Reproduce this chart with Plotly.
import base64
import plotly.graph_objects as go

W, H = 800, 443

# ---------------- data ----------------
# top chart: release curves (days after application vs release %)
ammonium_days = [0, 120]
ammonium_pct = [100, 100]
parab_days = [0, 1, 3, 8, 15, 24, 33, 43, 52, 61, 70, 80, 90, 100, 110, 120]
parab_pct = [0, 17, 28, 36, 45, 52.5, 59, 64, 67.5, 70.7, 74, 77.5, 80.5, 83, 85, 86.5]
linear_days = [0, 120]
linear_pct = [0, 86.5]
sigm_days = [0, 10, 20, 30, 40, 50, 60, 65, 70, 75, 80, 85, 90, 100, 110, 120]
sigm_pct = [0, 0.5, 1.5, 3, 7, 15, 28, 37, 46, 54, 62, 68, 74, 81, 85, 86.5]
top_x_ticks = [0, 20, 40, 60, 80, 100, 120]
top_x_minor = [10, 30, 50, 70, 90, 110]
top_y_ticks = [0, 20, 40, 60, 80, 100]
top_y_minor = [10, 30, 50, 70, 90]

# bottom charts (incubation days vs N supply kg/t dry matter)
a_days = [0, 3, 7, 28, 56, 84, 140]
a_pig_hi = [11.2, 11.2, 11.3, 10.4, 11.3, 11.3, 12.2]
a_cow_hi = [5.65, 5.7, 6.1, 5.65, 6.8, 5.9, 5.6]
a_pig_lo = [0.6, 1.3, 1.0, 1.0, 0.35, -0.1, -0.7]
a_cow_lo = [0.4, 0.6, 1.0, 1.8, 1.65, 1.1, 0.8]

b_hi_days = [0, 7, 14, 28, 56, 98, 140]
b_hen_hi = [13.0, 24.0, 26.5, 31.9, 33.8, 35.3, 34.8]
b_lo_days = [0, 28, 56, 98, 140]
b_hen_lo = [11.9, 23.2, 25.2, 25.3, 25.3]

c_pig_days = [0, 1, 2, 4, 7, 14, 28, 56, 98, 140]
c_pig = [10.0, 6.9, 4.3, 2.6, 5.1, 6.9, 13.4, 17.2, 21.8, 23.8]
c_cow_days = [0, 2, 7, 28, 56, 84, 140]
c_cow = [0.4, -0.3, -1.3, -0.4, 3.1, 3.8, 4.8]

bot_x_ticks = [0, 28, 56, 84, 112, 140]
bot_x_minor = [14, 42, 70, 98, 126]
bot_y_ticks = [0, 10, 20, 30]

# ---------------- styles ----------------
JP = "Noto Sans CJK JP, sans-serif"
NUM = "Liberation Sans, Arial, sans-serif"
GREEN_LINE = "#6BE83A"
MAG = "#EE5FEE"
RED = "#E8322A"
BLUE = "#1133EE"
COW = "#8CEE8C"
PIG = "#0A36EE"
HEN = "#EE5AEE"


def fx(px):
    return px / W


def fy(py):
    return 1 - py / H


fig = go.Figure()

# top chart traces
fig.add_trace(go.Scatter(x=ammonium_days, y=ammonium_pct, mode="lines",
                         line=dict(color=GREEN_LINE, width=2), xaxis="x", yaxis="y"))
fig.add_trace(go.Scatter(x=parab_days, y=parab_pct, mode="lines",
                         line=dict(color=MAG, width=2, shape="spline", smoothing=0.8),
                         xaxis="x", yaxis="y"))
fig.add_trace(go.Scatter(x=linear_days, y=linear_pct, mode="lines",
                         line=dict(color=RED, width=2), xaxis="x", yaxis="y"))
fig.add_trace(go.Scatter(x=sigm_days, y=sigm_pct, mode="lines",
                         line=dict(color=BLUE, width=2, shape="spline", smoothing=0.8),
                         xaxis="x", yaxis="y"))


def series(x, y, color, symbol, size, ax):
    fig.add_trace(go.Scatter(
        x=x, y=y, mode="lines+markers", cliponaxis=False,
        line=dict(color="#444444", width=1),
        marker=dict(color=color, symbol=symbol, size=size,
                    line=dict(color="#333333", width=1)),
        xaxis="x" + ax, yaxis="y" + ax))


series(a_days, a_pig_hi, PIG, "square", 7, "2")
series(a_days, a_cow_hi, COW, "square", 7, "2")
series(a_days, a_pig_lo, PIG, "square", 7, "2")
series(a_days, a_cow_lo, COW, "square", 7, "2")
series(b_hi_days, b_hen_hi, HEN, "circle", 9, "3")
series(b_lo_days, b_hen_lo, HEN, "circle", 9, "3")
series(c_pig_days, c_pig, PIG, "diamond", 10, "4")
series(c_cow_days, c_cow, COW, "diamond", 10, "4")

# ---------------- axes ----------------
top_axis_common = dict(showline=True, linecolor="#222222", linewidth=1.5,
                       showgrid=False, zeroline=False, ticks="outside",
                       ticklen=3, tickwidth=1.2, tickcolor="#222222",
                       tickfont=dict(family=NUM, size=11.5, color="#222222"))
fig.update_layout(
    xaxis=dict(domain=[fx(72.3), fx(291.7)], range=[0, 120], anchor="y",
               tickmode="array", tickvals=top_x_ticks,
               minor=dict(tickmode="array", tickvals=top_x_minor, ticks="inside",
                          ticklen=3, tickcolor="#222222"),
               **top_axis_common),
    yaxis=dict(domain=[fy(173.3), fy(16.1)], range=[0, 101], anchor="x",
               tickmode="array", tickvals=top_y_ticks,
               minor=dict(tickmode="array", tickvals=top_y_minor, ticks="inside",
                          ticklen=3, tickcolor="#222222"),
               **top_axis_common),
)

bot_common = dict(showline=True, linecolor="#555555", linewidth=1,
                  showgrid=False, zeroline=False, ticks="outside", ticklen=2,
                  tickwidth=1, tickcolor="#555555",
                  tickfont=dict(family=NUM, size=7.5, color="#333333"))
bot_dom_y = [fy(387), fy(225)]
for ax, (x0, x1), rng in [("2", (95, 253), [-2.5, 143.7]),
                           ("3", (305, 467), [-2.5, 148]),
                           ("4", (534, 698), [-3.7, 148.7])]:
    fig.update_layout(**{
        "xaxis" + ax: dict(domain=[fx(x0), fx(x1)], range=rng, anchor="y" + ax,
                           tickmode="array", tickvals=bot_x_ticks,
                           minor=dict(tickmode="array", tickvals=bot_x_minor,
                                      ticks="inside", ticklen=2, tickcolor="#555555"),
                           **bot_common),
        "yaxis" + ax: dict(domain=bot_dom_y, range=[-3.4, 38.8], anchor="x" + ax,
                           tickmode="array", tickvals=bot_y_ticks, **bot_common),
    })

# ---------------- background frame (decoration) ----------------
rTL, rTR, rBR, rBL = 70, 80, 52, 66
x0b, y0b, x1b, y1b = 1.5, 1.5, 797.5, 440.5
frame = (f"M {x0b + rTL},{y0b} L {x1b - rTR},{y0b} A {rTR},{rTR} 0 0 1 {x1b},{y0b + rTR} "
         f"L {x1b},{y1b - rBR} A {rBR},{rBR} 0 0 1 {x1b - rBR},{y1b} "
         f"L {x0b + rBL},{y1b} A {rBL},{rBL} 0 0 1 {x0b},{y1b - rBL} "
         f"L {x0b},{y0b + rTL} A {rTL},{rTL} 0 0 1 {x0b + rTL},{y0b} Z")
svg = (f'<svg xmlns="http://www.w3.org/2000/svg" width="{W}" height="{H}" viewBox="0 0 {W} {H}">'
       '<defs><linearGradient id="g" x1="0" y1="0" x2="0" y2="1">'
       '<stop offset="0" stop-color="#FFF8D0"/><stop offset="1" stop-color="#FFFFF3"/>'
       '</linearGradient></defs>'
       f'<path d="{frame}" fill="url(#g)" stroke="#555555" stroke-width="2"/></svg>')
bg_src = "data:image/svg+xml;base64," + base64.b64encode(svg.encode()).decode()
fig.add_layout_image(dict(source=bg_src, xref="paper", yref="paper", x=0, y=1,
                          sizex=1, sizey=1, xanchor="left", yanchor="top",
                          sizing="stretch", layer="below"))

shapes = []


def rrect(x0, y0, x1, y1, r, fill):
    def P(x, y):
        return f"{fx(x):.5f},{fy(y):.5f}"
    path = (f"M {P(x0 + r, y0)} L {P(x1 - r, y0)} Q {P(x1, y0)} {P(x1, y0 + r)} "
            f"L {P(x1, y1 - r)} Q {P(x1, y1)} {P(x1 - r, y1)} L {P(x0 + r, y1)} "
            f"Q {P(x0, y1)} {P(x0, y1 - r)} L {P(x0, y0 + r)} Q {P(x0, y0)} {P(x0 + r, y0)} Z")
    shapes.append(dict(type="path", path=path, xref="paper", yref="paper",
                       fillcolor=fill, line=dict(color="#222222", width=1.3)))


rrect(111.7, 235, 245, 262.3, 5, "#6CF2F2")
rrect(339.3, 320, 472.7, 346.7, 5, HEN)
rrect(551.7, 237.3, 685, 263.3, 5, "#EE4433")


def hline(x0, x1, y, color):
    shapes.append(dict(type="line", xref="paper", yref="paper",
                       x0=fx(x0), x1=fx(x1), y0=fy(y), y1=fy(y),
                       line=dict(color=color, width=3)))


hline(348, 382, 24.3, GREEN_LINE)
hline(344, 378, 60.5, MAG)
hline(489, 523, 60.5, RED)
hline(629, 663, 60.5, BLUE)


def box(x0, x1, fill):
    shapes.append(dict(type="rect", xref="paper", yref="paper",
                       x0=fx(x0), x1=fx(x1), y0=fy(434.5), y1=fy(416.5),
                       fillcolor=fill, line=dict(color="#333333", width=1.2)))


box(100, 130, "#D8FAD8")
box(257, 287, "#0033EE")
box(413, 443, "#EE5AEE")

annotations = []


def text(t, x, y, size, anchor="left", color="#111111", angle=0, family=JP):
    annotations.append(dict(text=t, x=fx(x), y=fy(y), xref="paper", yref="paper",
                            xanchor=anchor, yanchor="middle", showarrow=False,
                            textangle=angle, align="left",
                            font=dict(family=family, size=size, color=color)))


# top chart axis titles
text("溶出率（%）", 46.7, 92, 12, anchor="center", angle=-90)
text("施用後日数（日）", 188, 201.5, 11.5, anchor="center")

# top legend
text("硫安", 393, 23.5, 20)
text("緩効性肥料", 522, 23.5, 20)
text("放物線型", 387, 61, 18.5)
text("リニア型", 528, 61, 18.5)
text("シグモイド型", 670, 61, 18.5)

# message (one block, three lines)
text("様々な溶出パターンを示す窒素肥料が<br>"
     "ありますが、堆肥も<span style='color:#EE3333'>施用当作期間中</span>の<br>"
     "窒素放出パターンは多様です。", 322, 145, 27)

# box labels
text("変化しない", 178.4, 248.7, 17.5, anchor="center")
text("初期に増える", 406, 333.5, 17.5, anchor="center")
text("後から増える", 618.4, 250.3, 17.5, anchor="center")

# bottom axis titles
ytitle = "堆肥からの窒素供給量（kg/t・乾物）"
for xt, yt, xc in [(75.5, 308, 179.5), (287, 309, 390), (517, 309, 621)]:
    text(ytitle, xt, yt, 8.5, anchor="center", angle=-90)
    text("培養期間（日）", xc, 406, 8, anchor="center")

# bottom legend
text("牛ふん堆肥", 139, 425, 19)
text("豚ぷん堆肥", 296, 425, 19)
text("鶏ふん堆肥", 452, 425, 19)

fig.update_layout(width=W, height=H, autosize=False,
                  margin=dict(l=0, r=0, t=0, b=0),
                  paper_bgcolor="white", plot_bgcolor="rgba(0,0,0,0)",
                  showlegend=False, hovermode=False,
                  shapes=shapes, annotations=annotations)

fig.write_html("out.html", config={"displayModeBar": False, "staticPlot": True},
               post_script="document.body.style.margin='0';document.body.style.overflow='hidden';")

---

## Your objective
Return the opening line of the data and every line after it through the line containing "W, H = 800, 443", please, exactly as written and with nothing added.

## Task result
Reproduce this chart with Plotly.
import base64
import plotly.graph_objects as go

W, H = 800, 443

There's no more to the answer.